(By Balachander) Forest Oil Corp. (NYSE: FST) said it has agreed to sell its non-core South Texas natural gas properties for after-tax cash proceeds of $325 million.
Forest plans to use the proceeds from the sale to pay down debt and retains all of its natural gas hedges.
According to Forest Oil, the properties produced 66 MMcfe/d (86 percent natural gas) during the third quarter of 2012, had estimated proved reserves of 272 Bcfe (85 percent natural gas) as of December 31, 2011, and generated roughly $60 million of lease-level income during 2012.
"The allocation of capital and resources towards our core oil and liquids assets in the Texas Panhandle and Eagle Ford, alongside the evident improvement in our financial position, is a material positive for us," commented CEO Patrick McDonald.
The company said it will divest all of its properties located in South Texas, excluding its Eagle Ford Shale oil properties.

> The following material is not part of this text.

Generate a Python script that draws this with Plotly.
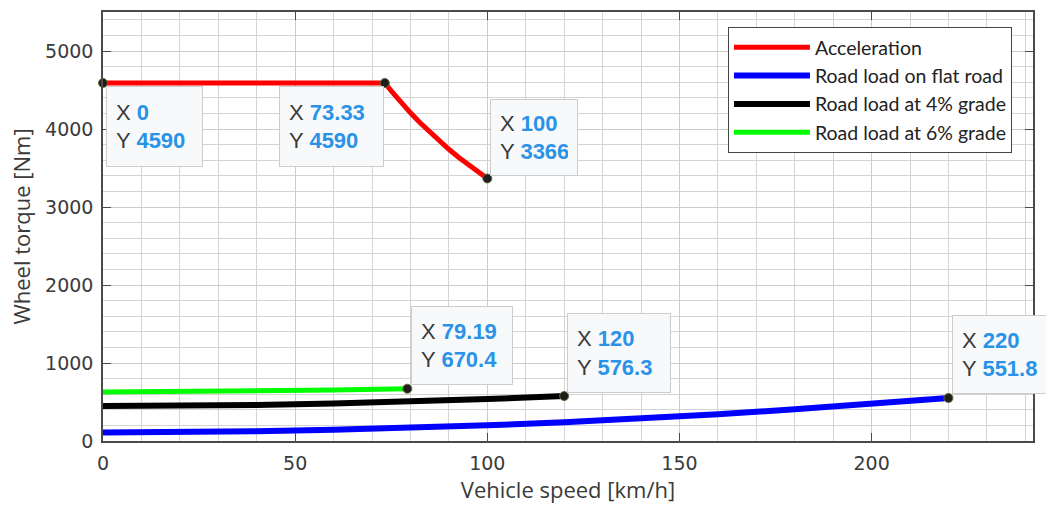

On a pro forma basis, the company said the liquids contribution of its production mix is roughly 40 percent and will continue to increase due to its oil-focused drilling program.
Forest said it continues to maintain its strategic natural gas optionality within our significant East Texas / North Louisiana acreage position.
The deal is expected to be completed on or before February 15, 2013, with an effective date of January 1, 2013.
FST shares closed Wednesday's regular trading at $6.91.